= Dataset extract =
┄┄┄┄┄┄┄┄┄┄
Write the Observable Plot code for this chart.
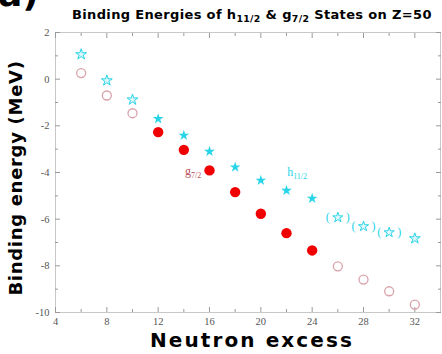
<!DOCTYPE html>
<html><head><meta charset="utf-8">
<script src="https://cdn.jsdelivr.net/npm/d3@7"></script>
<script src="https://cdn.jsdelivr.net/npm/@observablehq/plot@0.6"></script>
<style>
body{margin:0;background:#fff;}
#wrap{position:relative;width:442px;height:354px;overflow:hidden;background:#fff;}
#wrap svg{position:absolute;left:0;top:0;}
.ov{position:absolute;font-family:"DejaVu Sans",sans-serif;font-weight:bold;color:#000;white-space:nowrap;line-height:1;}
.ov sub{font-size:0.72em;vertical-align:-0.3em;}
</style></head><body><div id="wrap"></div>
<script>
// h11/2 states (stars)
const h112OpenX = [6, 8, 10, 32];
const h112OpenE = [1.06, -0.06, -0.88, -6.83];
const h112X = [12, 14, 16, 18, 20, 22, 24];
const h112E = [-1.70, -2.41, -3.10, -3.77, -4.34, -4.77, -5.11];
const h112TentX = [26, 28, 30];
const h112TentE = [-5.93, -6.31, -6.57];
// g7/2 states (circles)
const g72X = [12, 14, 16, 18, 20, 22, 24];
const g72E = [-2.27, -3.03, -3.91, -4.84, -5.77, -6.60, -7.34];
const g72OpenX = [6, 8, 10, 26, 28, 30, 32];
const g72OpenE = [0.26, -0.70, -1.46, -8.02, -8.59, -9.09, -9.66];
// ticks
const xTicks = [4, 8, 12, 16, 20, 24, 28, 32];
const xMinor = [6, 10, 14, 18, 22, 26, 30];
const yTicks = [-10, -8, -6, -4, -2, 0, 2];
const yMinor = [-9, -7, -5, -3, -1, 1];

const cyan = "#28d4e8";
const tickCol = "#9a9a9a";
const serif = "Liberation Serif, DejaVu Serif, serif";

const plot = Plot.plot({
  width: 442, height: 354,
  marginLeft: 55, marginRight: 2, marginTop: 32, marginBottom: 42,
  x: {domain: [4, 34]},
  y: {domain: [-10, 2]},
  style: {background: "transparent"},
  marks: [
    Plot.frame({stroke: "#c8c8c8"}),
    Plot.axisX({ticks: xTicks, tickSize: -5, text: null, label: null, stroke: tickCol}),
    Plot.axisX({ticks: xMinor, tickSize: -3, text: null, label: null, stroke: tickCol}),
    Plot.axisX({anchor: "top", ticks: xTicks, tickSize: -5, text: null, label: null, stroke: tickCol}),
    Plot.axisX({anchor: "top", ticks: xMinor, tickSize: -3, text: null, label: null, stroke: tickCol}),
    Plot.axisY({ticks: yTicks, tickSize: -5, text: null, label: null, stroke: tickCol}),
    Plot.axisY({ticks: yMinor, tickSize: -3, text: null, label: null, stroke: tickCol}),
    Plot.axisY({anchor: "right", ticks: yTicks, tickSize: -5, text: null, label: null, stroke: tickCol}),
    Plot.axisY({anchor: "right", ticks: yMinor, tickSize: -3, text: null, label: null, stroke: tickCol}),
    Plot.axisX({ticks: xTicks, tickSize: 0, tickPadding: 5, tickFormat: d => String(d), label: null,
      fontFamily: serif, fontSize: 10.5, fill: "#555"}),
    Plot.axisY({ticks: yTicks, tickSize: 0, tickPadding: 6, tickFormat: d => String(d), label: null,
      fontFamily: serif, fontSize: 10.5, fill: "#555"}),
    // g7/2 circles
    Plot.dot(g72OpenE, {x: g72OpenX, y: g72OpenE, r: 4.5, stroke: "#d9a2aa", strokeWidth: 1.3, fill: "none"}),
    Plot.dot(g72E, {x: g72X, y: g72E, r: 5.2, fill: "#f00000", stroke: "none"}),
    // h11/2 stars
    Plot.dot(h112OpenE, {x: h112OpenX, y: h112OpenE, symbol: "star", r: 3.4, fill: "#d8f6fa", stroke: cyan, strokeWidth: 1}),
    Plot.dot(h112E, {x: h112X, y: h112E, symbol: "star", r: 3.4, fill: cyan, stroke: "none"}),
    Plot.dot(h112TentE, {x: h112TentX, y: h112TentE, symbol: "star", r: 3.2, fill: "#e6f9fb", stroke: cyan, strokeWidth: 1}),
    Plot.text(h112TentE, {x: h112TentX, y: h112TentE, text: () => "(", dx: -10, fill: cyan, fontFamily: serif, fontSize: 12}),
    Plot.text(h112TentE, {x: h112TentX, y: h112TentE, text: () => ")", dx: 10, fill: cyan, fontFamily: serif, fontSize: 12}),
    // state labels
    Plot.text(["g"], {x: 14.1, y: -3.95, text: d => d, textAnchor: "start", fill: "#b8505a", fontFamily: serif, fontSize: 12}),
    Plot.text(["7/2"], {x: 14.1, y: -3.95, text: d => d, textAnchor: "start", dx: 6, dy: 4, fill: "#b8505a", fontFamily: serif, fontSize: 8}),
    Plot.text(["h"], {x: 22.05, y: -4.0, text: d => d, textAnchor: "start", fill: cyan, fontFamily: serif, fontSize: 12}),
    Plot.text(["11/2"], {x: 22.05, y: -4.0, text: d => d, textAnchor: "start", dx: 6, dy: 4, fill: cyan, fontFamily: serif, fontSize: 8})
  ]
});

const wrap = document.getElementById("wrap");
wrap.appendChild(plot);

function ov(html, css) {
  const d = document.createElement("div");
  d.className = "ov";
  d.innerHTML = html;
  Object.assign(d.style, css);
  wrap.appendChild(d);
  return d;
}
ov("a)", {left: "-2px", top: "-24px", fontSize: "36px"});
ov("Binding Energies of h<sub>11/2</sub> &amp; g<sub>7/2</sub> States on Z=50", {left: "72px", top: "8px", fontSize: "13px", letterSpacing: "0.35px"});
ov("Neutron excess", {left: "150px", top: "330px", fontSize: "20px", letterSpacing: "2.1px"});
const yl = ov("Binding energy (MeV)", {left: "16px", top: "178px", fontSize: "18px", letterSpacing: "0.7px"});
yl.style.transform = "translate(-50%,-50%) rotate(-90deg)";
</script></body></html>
┄┄┄┄┄┄┄┄┄┄
= Exercise instructions =
Copy each line exactly, and leave the pictures out of your copy.

= Exercise output =
Write the Observable Plot code for this chart.
<!DOCTYPE html>
<html><head><meta charset="utf-8">
<script src="https://cdn.jsdelivr.net/npm/d3@7"></script>
<script src="https://cdn.jsdelivr.net/npm/@observablehq/plot@0.6"></script>
<style>
body{margin:0;background:#fff;}
#wrap{position:relative;width:442px;height:354px;overflow:hidden;background:#fff;}
#wrap svg{position:absolute;left:0;top:0;}
.ov{position:absolute;font-family:"DejaVu Sans",sans-serif;font-weight:bold;color:#000;white-space:nowrap;line-height:1;}
.ov sub{font-size:0.72em;vertical-align:-0.3em;}
</style></head><body><div id="wrap"></div>
<script>
// h11/2 states (stars)
const h112OpenX = [6, 8, 10, 32];
const h112OpenE = [1.06, -0.06, -0.88, -6.83];
const h112X = [12, 14, 16, 18, 20, 22, 24];
const h112E = [-1.70, -2.41, -3.10, -3.77, -4.34, -4.77, -5.11];
const h112TentX = [26, 28, 30];
const h112TentE = [-5.93, -6.31, -6.57];
// g7/2 states (circles)
const g72X = [12, 14, 16, 18, 20, 22, 24];
const g72E = [-2.27, -3.03, -3.91, -4.84, -5.77, -6.60, -7.34];
const g72OpenX = [6, 8, 10, 26, 28, 30, 32];
const g72OpenE = [0.26, -0.70, -1.46, -8.02, -8.59, -9.09, -9.66];
// ticks
const xTicks = [4, 8, 12, 16, 20, 24, 28, 32];
const xMinor = [6, 10, 14, 18, 22, 26, 30];
const yTicks = [-10, -8, -6, -4, -2, 0, 2];
const yMinor = [-9, -7, -5, -3, -1, 1];

const cyan = "#28d4e8";
const tickCol = "#9a9a9a";
const serif = "Liberation Serif, DejaVu Serif, serif";

const plot = Plot.plot({
  width: 442, height: 354,
  marginLeft: 55, marginRight: 2, marginTop: 32, marginBottom: 42,
  x: {domain: [4, 34]},
  y: {domain: [-10, 2]},
  style: {background: "transparent"},
  marks: [
    Plot.frame({stroke: "#c8c8c8"}),
    Plot.axisX({ticks: xTicks, tickSize: -5, text: null, label: null, stroke: tickCol}),
    Plot.axisX({ticks: xMinor, tickSize: -3, text: null, label: null, stroke: tickCol}),
    Plot.axisX({anchor: "top", ticks: xTicks, tickSize: -5, text: null, label: null, stroke: tickCol}),
    Plot.axisX({anchor: "top", ticks: xMinor, tickSize: -3, text: null, label: null, stroke: tickCol}),
    Plot.axisY({ticks: yTicks, tickSize: -5, text: null, label: null, stroke: tickCol}),
    Plot.axisY({ticks: yMinor, tickSize: -3, text: null, label: null, stroke: tickCol}),
    Plot.axisY({anchor: "right", ticks: yTicks, tickSize: -5, text: null, label: null, stroke: tickCol}),
    Plot.axisY({anchor: "right", ticks: yMinor, tickSize: -3, text: null, label: null, stroke: tickCol}),
    Plot.axisX({ticks: xTicks, tickSize: 0, tickPadding: 5, tickFormat: d => String(d), label: null,
      fontFamily: serif, fontSize: 10.5, fill: "#555"}),
    Plot.axisY({ticks: yTicks, tickSize: 0, tickPadding: 6, tickFormat: d => String(d), label: null,
      fontFamily: serif, fontSize: 10.5, fill: "#555"}),
    // g7/2 circles
    Plot.dot(g72OpenE, {x: g72OpenX, y: g72OpenE, r: 4.5, stroke: "#d9a2aa", strokeWidth: 1.3, fill: "none"}),
    Plot.dot(g72E, {x: g72X, y: g72E, r: 5.2, fill: "#f00000", stroke: "none"}),
    // h11/2 stars
    Plot.dot(h112OpenE, {x: h112OpenX, y: h112OpenE, symbol: "star", r: 3.4, fill: "#d8f6fa", stroke: cyan, strokeWidth: 1}),
    Plot.dot(h112E, {x: h112X, y: h112E, symbol: "star", r: 3.4, fill: cyan, stroke: "none"}),
    Plot.dot(h112TentE, {x: h112TentX, y: h112TentE, symbol: "star", r: 3.2, fill: "#e6f9fb", stroke: cyan, strokeWidth: 1}),
    Plot.text(h112TentE, {x: h112TentX, y: h112TentE, text: () => "(", dx: -10, fill: cyan, fontFamily: serif, fontSize: 12}),
    Plot.text(h112TentE, {x: h112TentX, y: h112TentE, text: () => ")", dx: 10, fill: cyan, fontFamily: serif, fontSize: 12}),
    // state labels
    Plot.text(["g"], {x: 14.1, y: -3.95, text: d => d, textAnchor: "start", fill: "#b8505a", fontFamily: serif, fontSize: 12}),
    Plot.text(["7/2"], {x: 14.1, y: -3.95, text: d => d, textAnchor: "start", dx: 6, dy: 4, fill: "#b8505a", fontFamily: serif, fontSize: 8}),
    Plot.text(["h"], {x: 22.05, y: -4.0, text: d => d, textAnchor: "start", fill: cyan, fontFamily: serif, fontSize: 12}),
    Plot.text(["11/2"], {x: 22.05, y: -4.0, text: d => d, textAnchor: "start", dx: 6, dy: 4, fill: cyan, fontFamily: serif, fontSize: 8})
  ]
});

const wrap = document.getElementById("wrap");
wrap.appendChild(plot);

function ov(html, css) {
  const d = document.createElement("div");
  d.className = "ov";
  d.innerHTML = html;
  Object.assign(d.style, css);
  wrap.appendChild(d);
  return d;
}
ov("a)", {left: "-2px", top: "-24px", fontSize: "36px"});
ov("Binding Energies of h<sub>11/2</sub> &amp; g<sub>7/2</sub> States on Z=50", {left: "72px", top: "8px", fontSize: "13px", letterSpacing: "0.35px"});
ov("Neutron excess", {left: "150px", top: "330px", fontSize: "20px", letterSpacing: "2.1px"});
const yl = ov("Binding energy (MeV)", {left: "16px", top: "178px", fontSize: "18px", letterSpacing: "0.7px"});
yl.style.transform = "translate(-50%,-50%) rotate(-90deg)";
</script></body></html>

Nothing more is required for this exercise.